— START Data provided —

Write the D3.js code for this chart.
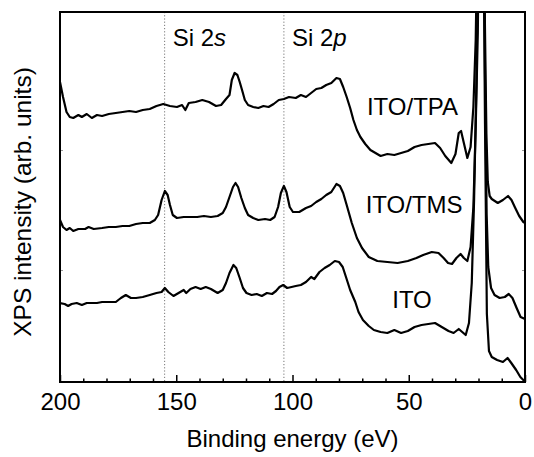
<!DOCTYPE html>
<html>
<head>
<meta charset="utf-8">
<script src="https://cdn.jsdelivr.net/npm/d3@7"></script>
<style>
  body { margin: 0; background: #fff; }
  text { font-family: "Liberation Sans", Arial, sans-serif; fill: #000; }
</style>
</head>
<body>
<div id="chart"></div>
<script>
// binding energy (eV), intensity (arb. units, offset spectra)
const ITO_TPA = [
  [200, 29.2], [198.7, 27.7], [197.2, 26.2], [195.8, 25.7], [194.3, 25.6], [192.1, 25.9],
  [190.6, 25.7], [188.5, 26.0], [186.3, 25.6], [184.1, 25.9], [181.9, 25.8], [179.0, 26.0],
  [176.0, 26.1], [173.1, 26.2], [170.2, 26.3], [167.3, 26.2], [164.4, 26.4], [161.4, 26.5],
  [158.5, 26.8], [155.6, 27.0], [152.7, 26.8], [149.7, 26.7], [147.5, 26.9], [146.1, 26.4],
  [144.6, 27.1], [141.7, 27.2], [138.8, 27.4], [135.9, 27.2], [132.9, 26.8], [130.7, 26.9],
  [128.6, 27.5], [127.1, 27.9], [126.1, 29.4], [124.9, 30.1], [123.7, 29.9], [122.7, 29.2],
  [121.7, 28.4], [120.5, 27.4], [119.1, 26.9], [116.9, 26.7], [114.7, 26.6], [112.5, 26.8],
  [110.3, 26.7], [108.1, 27.0], [105.9, 27.4], [103.7, 27.5], [101.5, 27.7], [98.6, 27.6],
  [96.4, 27.9], [94.2, 27.7], [92.0, 28.1], [89.8, 28.5], [87.6, 28.6], [85.5, 28.9],
  [83.3, 29.1], [81.1, 29.6], [79.6, 29.5], [78.2, 28.7], [76.7, 27.7], [75.2, 26.6],
  [73.8, 25.4], [72.3, 24.4], [70.8, 23.7], [68.7, 23.0], [66.5, 22.4], [64.3, 22.1],
  [62.1, 21.8], [59.2, 22.0], [56.2, 21.9], [53.3, 22.1], [50.4, 22.3], [47.5, 22.7],
  [44.5, 22.9], [41.6, 23.0], [38.7, 23.1], [36.5, 22.6], [34.3, 21.8], [31.7, 21.1],
  [29.9, 22.0], [28.5, 24.1], [27.5, 24.3], [26.3, 23.1], [24.8, 21.6], [23.4, 22.7],
  [22.2, 26.7], [21.2, 33.4], [20.2, 48], [19.0, 80], [18.2, 60], [17.3, 36],
  [16.6, 24], [16.0, 19.2], [15.2, 17.8], [14.3, 17.5], [11.7, 17.1], [9.5, 17.4],
  [7.3, 17.8], [5.8, 17.4], [4.4, 16.7], [2.5, 15.8], [0.7, 15.2], [0, 15.1]
];
const ITO_TMS = [
  [200, 15.4], [198.7, 14.7], [197.2, 14.4], [195.8, 14.6], [194.3, 14.3], [192.1, 14.5],
  [189.2, 14.5], [187.7, 14.7], [185.5, 14.5], [181.9, 14.6], [179.0, 14.7], [176.0, 14.7],
  [173.1, 14.8], [170.2, 14.8], [167.3, 15.0], [164.4, 15.1], [161.4, 15.1], [159.2, 15.4],
  [157.8, 15.9], [156.3, 17.4], [154.9, 18.3], [153.7, 17.9], [152.7, 16.9], [151.5, 15.9],
  [149.7, 15.6], [146.8, 15.7], [143.9, 15.7], [141.0, 15.7], [138.1, 15.8], [135.1, 15.7],
  [132.2, 15.8], [130.0, 16.1], [128.6, 16.7], [127.1, 17.7], [125.6, 18.7], [124.5, 19.1],
  [123.4, 18.7], [122.0, 17.6], [120.5, 16.6], [119.1, 15.9], [116.9, 15.6], [114.7, 15.4],
  [111.8, 15.5], [109.6, 15.4], [107.7, 15.7], [106.2, 16.7], [105.0, 18.1], [103.7, 18.8],
  [102.6, 18.2], [101.2, 16.7], [99.8, 16.2], [97.1, 16.2], [94.2, 16.6], [92.0, 16.8],
  [89.8, 17.2], [87.6, 17.5], [85.5, 17.9], [83.3, 18.2], [81.1, 19.0], [79.6, 18.8],
  [78.2, 18.1], [76.7, 16.9], [74.5, 15.1], [72.3, 13.6], [70.1, 12.6], [67.2, 11.7],
  [63.5, 11.3], [59.2, 11.2], [54.8, 11.1], [50.4, 11.3], [46.7, 11.6], [43.8, 11.9],
  [40.1, 12.2], [37.2, 12.1], [35.0, 11.6], [33.1, 11.1], [31.4, 11.0], [29.5, 11.6],
  [27.7, 12.0], [26.3, 11.6], [24.8, 11.3], [23.4, 12.7], [22.2, 16.7], [21.2, 24.7],
  [20.3, 34.1], [19.6, 50], [18.9, 80], [18.0, 55], [17.2, 30], [16.5, 16],
  [15.8, 10.7], [14.6, 8.6], [13.1, 7.9], [10.9, 7.6], [8.7, 7.7], [7.0, 8.0],
  [5.4, 7.6], [3.6, 6.6], [1.9, 5.7], [0, 5.5]
];
const ITO = [
  [200, 7.1], [198.0, 7.0], [196.5, 6.8], [195.0, 7.0], [192.8, 7.1], [190.6, 6.9],
  [188.5, 7.1], [186.3, 7.1], [184.1, 7.1], [181.9, 7.2], [179.0, 7.2], [176.0, 7.2],
  [173.8, 7.6], [171.7, 7.9], [169.5, 7.6], [167.3, 7.6], [164.4, 7.7], [161.4, 7.9],
  [158.5, 8.1], [156.3, 8.2], [154.9, 8.6], [153.4, 8.2], [151.2, 7.8], [149.0, 8.1],
  [146.8, 8.4], [145.7, 8.1], [143.9, 8.5], [141.7, 8.7], [139.5, 8.5], [137.3, 8.7],
  [135.1, 8.5], [132.2, 8.1], [130.0, 8.4], [128.6, 9.1], [127.1, 10.1], [125.4, 10.9],
  [124.2, 10.6], [122.7, 9.6], [121.3, 8.6], [119.8, 8.1], [117.6, 7.9], [115.4, 8.0],
  [113.2, 7.8], [111.0, 8.1], [108.8, 8.0], [107.1, 8.3], [105.6, 8.7], [104.0, 8.9],
  [102.3, 8.6], [100.4, 8.7], [98.6, 8.8], [96.4, 8.9], [94.2, 9.2], [92.0, 9.7],
  [90.6, 9.5], [88.4, 10.2], [86.2, 10.6], [84.0, 10.9], [81.8, 11.3], [80.0, 11.2],
  [78.4, 10.7], [77.0, 9.7], [75.2, 8.4], [73.0, 7.2], [71.6, 6.2], [69.7, 5.4],
  [67.2, 4.8], [65.0, 4.4], [62.1, 4.2], [59.2, 4.1], [56.2, 4.4], [53.3, 4.1],
  [50.4, 4.3], [47.5, 4.7], [44.5, 4.9], [41.6, 5.0], [38.7, 5.1], [35.8, 4.7],
  [32.9, 4.3], [30.7, 4.1], [28.5, 4.5], [27.0, 4.2], [25.5, 3.9], [24.1, 5.1],
  [22.9, 9.1], [21.9, 17.4], [20.9, 29.1], [20.1, 45], [19.1, 80], [18.2, 55],
  [17.2, 25], [16.4, 6.0], [15.5, 2.3], [14.3, 1.7], [12.0, 1.4], [9.5, 1.2],
  [7.5, 1.6], [5.9, 1.1], [3.8, 0.4], [2.0, -0.3], [0.3, -0.7], [0, -0.8]
];
const series = [ITO_TPA, ITO_TMS, ITO];

const seriesLabels = ["ITO/TPA", "ITO/TMS", "ITO"];
const labelPos = [[48.4, 25.9], [47.7, 16.1], [48.6, 6.6]];   // [eV, intensity] of label centre / baseline

const peakLines = [155, 103.7];
const peakNames = [["Si 2", "s"], ["Si 2", "p"]];

const xMajor = [200, 150, 100, 50, 0];
const xMinor = d3.range(190, 0, -10).filter(v => v % 50 !== 0);
const yTicks = [10.4, 22.4];

const width = 534, height = 457;
const margin = { top: 12, right: 9, bottom: 75, left: 60 };

const svg = d3.select("#chart").append("svg")
  .attr("width", width)
  .attr("height", height);

const x = d3.scaleLinear().domain([200, 0]).range([margin.left, width - margin.right]);
const y = d3.scaleLinear().domain([-0.8, 36.2]).range([height - margin.bottom, margin.top]);

svg.append("clipPath").attr("id", "plot-clip")
  .append("rect")
  .attr("x", margin.left).attr("y", margin.top)
  .attr("width", x(0) - x(200)).attr("height", y(-0.8) - y(36.2));

// dotted guide lines for Si peaks
svg.selectAll(".guide").data(peakLines).join("line")
  .attr("class", "guide")
  .attr("x1", d => x(d)).attr("x2", d => x(d))
  .attr("y1", y(36.2)).attr("y2", y(-0.8))
  .attr("stroke", "#777")
  .attr("stroke-width", 1)
  .attr("stroke-dasharray", "1.2,2");

const line = d3.line().x(d => x(d[0])).y(d => y(d[1]));

svg.append("g").attr("clip-path", "url(#plot-clip)")
  .selectAll("path").data(series).join("path")
  .attr("d", line)
  .attr("fill", "none")
  .attr("stroke", "#000")
  .attr("stroke-width", 2.2)
  .attr("stroke-linejoin", "round");

// x axis, ticks pointing inward
const xAxis = svg.append("g")
  .attr("transform", `translate(0,${y(-0.8)})`)
  .call(d3.axisBottom(x).tickValues(xMajor).tickSize(-7).tickPadding(11).tickFormat(d3.format("d")));
xAxis.select(".domain").remove();
xAxis.selectAll("line").attr("stroke-width", 1.5);
xAxis.selectAll("text").attr("font-size", 24).attr("font-family", "Liberation Sans, Arial, sans-serif");

const xMinorAxis = svg.append("g")
  .attr("transform", `translate(0,${y(-0.8)})`)
  .call(d3.axisBottom(x).tickValues(xMinor).tickSize(-3.5).tickFormat(""));
xMinorAxis.select(".domain").remove();
xMinorAxis.selectAll("line").attr("stroke-width", 1.5);

const yAxisL = svg.append("g")
  .attr("transform", `translate(${x(200)},0)`)
  .call(d3.axisLeft(y).tickValues(yTicks).tickSize(-3).tickFormat(""));
yAxisL.select(".domain").remove();
yAxisL.selectAll("line").attr("stroke", "#999");

const yAxisR = svg.append("g")
  .attr("transform", `translate(${x(0)},0)`)
  .call(d3.axisRight(y).tickValues(yTicks).tickSize(-3).tickFormat(""));
yAxisR.select(".domain").remove();
yAxisR.selectAll("line").attr("stroke", "#999");

// frame
svg.append("rect")
  .attr("x", x(200)).attr("y", y(36.2))
  .attr("width", x(0) - x(200)).attr("height", y(-0.8) - y(36.2))
  .attr("fill", "none")
  .attr("stroke", "#000")
  .attr("stroke-width", 2);

// Si peak names
const names = svg.selectAll(".pname").data(peakNames).join("text")
  .attr("class", "pname")
  .attr("x", (d, i) => x(peakLines[i]) + 8)
  .attr("y", 46)
  .attr("font-size", 24);
names.append("tspan").text(d => d[0]);
names.append("tspan").attr("font-style", "italic").text(d => d[1]);

// series labels
svg.selectAll(".slabel").data(seriesLabels).join("text")
  .attr("class", "slabel")
  .attr("x", (d, i) => x(labelPos[i][0]))
  .attr("y", (d, i) => y(labelPos[i][1]))
  .attr("text-anchor", "middle")
  .attr("font-size", 24)
  .text(d => d);

// axis titles
svg.append("text")
  .attr("x", (x(200) + x(0)) / 2)
  .attr("y", 447)
  .attr("text-anchor", "middle")
  .attr("font-size", 24)
  .text("Binding energy (eV)");

svg.append("text")
  .attr("transform", `translate(31,${(y(36.2) + y(-0.8)) / 2 + 5}) rotate(-90)`)
  .attr("text-anchor", "middle")
  .attr("font-size", 24.5)
  .text("XPS intensity (arb. units)");
</script>
</body>
</html>
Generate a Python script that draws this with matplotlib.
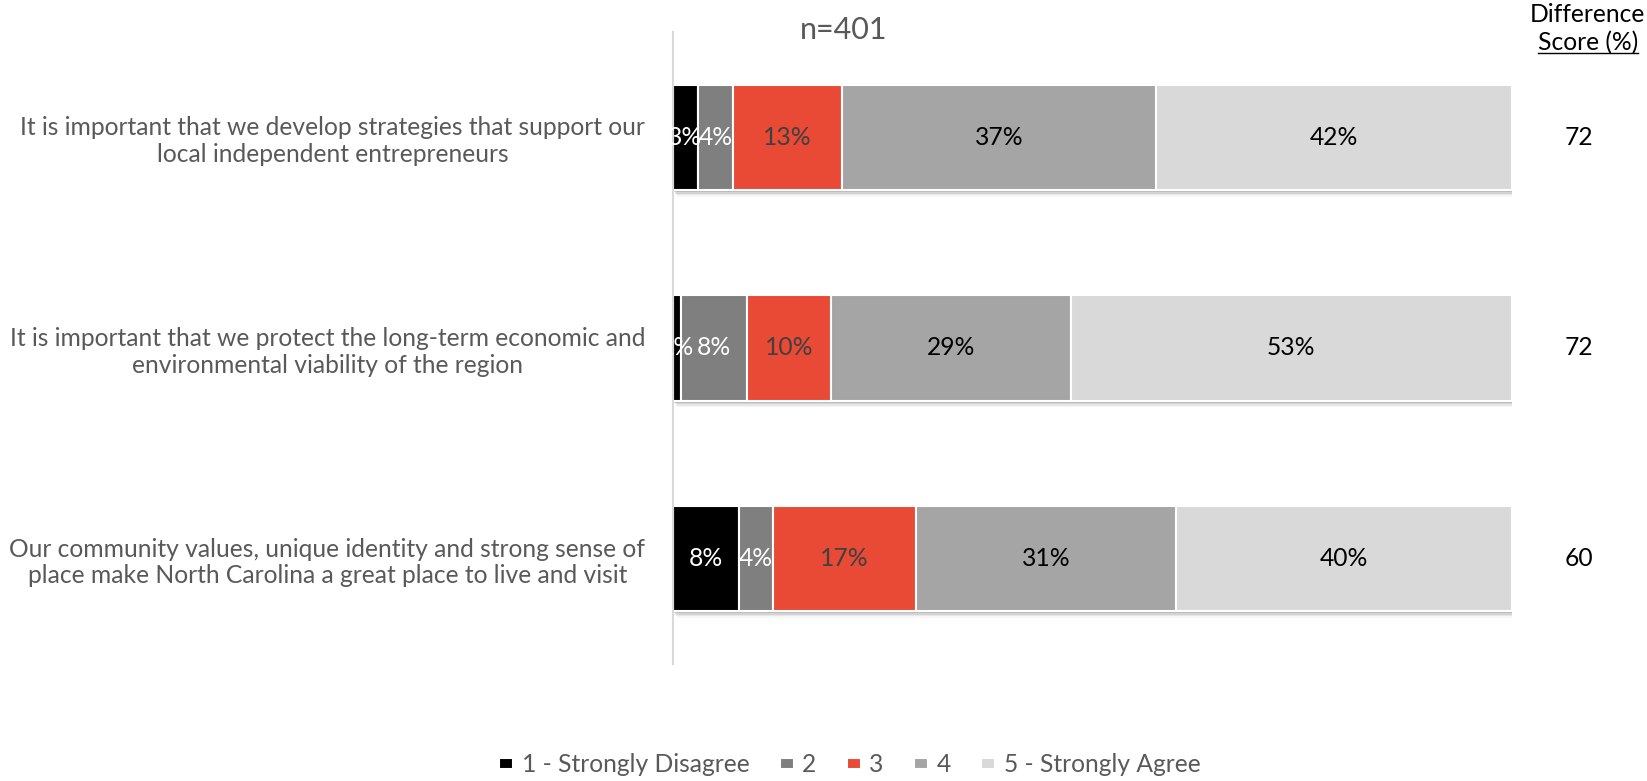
import matplotlib
matplotlib.use('Agg')
import matplotlib.pyplot as plt
import numpy as np

plt.rcParams['font.family'] = ['Lato', 'DejaVu Sans']

statements = [
    'It is important that we develop strategies that support our\nlocal independent entrepreneurs',
    'It is important that we protect the long-term economic and\nenvironmental viability of the region',
    'Our community values, unique identity and strong sense of\nplace make North Carolina a great place to live and visit',
]
levels = ['1 - Strongly Disagree', '2', '3', '4', '5 - Strongly Agree']

# percent of respondents per level, one list per level (rows follow statements)
level1 = [3.0, 0.9, 7.9]
level2 = [4.1, 7.9, 4.0]
level3 = [13.1, 10.0, 17.1]
level4 = [37.4, 28.6, 31.0]
level5 = [42.4, 52.6, 40.0]
diff_scores = [72, 72, 60]
n_resp = 401

colors = ['#000000', '#7f7f7f', '#e84a36', '#a5a5a5', '#d9d9d9']
text_colors = ['white', 'white', '#404040', 'black', 'black']
fs = 17.7

fig = plt.figure(figsize=(16.47, 7.81), dpi=100)
ax = fig.add_axes([0.4086, 0.150, 0.5095, 0.809])

y = np.arange(len(statements))
series = [level1, level2, level3, level4, level5]
totals = np.sum(series, axis=0)

# soft drop shadow under each row
for k, a in enumerate([0.22, 0.16, 0.10, 0.06]):
    ax.barh(y + 0.010 + 0.007 * k, totals, left=0.12 + 0.12 * k, height=0.5,
            color='#6a6a6a', alpha=a, linewidth=0, zorder=1)

left = np.zeros(len(statements))
for vals, name, col, tcol in zip(series, levels, colors, text_colors):
    vals = np.array(vals)
    ax.barh(y, vals, left=left, height=0.5, color=col, edgecolor='white',
            linewidth=1.5, label=name, zorder=2)
    for yi, (l, v) in enumerate(zip(left, vals)):
        ax.text(l + v / 2, yi, f'{v:.0f}%', ha='center', va='center',
                fontsize=fs, color=tcol, zorder=5)
    left += vals

ax.set_xlim(0, 100)
ax.set_ylim(2.5, -0.5)
ax.set_yticks(y)
ax.set_yticklabels(statements, fontsize=fs, color='#595959', multialignment='center')
ax.tick_params(axis='y', length=0, pad=20)
ax.set_xticks([])
for s in ['top', 'right', 'bottom']:
    ax.spines[s].set_visible(False)
ax.spines['left'].set_color('#d9d9d9')
ax.spines['left'].set_linewidth(1.5)

# difference score column
for yi, d in enumerate(diff_scores):
    ax.text(1.0 + 0.080, yi, str(d), transform=ax.get_yaxis_transform(),
            ha='center', va='center', fontsize=fs, color='black')
fig.text(0.964, 0.981, 'Difference', ha='center', va='center', fontsize=fs)
sc = fig.text(0.964, 0.945, 'Score (%)', ha='center', va='center', fontsize=fs)
fig.canvas.draw()
bb = sc.get_window_extent().transformed(fig.transFigure.inverted())
fig.add_artist(plt.Line2D([bb.x0, bb.x1], [bb.y0 + 0.002, bb.y0 + 0.002],
                          color='black', linewidth=1))

fig.text(0.512, 0.961, f'n={n_resp}', ha='center', va='center', fontsize=22, color='#595959')

fig.legend(loc='center', bbox_to_anchor=(0.516, 0.021), ncol=5, frameon=False,
           fontsize=fs, labelcolor='#595959', handlelength=0.55, handleheight=0.3,
           handletextpad=0.35, columnspacing=1.25)

fig.savefig('out.png', dpi=100)
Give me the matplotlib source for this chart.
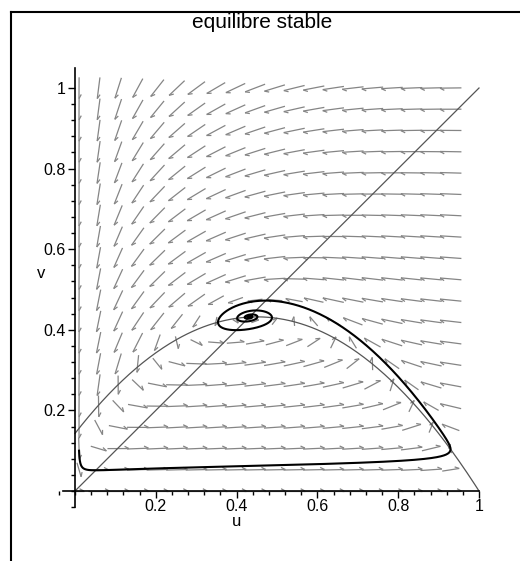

— END Data provided —

Goal: Nothing but the lines from the one with "Generate a Python" through the one with "color='#6a6a6a', alpha=a, linewidth=0, zorder=1)" is to be copied, exactly and ends included. Leave pictures out.

Exercise output:
Generate a Python script that draws this with matplotlib.
import matplotlib
matplotlib.use('Agg')
import matplotlib.pyplot as plt
import numpy as np

plt.rcParams['font.family'] = ['Lato', 'DejaVu Sans']

statements = [
    'It is important that we develop strategies that support our\nlocal independent entrepreneurs',
    'It is important that we protect the long-term economic and\nenvironmental viability of the region',
    'Our community values, unique identity and strong sense of\nplace make North Carolina a great place to live and visit',
]
levels = ['1 - Strongly Disagree', '2', '3', '4', '5 - Strongly Agree']

# percent of respondents per level, one list per level (rows follow statements)
level1 = [3.0, 0.9, 7.9]
level2 = [4.1, 7.9, 4.0]
level3 = [13.1, 10.0, 17.1]
level4 = [37.4, 28.6, 31.0]
level5 = [42.4, 52.6, 40.0]
diff_scores = [72, 72, 60]
n_resp = 401

colors = ['#000000', '#7f7f7f', '#e84a36', '#a5a5a5', '#d9d9d9']
text_colors = ['white', 'white', '#404040', 'black', 'black']
fs = 17.7

fig = plt.figure(figsize=(16.47, 7.81), dpi=100)
ax = fig.add_axes([0.4086, 0.150, 0.5095, 0.809])

y = np.arange(len(statements))
series = [level1, level2, level3, level4, level5]
totals = np.sum(series, axis=0)

# soft drop shadow under each row
for k, a in enumerate([0.22, 0.16, 0.10, 0.06]):
    ax.barh(y + 0.010 + 0.007 * k, totals, left=0.12 + 0.12 * k, height=0.5,
            color='#6a6a6a', alpha=a, linewidth=0, zorder=1)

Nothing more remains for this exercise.